Delivering the opinion of the court, Lord Drummond Young said: “We have found this to be the most difficult issue raised in this appeal. As we have indicated, the basic direction on possession quoted at paragraph of above is undoubtedly correct.
“The critical question is whether the appellant had knowledge and control of the indecent images found on the laptop computer and tower PC, and the further direction quoted at paragraph of above could have focused this issue more clearly. Nevertheless, this direction is correct that, so far as charge (2) was concerned, it did not matter whether the appellant had downloaded the images; all that mattered was whether he had them in his possession.
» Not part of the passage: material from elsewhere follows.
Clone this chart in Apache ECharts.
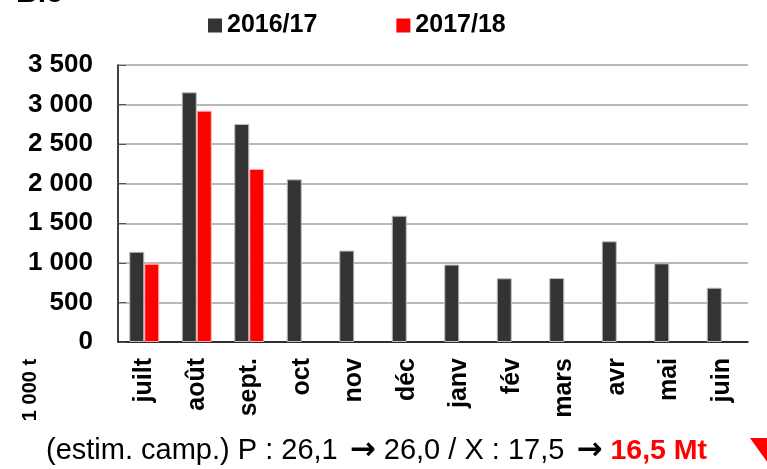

“In the last sentence of the quoted passage, the sheriff directs the jury that they had to be satisfied that the appellant had possession using the criteria that had already been given. Those criteria are clearly those in the passage quoted at paragraph above, where it is stated that possession requires both knowledge and control.
“The jury was therefore told that to have possession of the indecent images the appellant required to have knowledge and control of those images. In these circumstances we have concluded that the direction given is adequate.”
He added: “Moreover, even if there had been a misdirection in this respect, it would be difficult to hold that a miscarriage of justice had occurred. Images had been found on the laptop computer and the tower PC, although some of those on the tower PC were in another person’s account. It was accepted, however, that emails in the appellant’s name were found on both devices.
“Furthermore, the jury convicted the appellant of charge (4), which relates to taking or making indecent photographs or pseudo-photographs of children. In relation to that charge the sheriff told the jury that this would cover downloading material from the Internet to a storage device or printing a photograph from the Internet or opening an email attachment or downloading an image from a website.
“The sheriff then directed the jury that the Crown invited them to conclude by inference from facts and circumstances that the appellant was guilty of charge (4). Against that, he reminded the jury that the appellant denied knowledge of the existence of the downloaded materials, and denied that he possessed them.
“The sheriff then directed the jury that if they accepted that denial the appellant could not be convicted of charge (4) because that required a positive act. Those appear to us to be proper and clear directions. The jury nevertheless convicted the appellant of charge (4).
“That inevitably leads to the inference that the jury were satisfied that the appellant was aware of the indecent material found on the various devices. On that basis, we consider that it cannot be said that any miscarriage of justice has occurred.”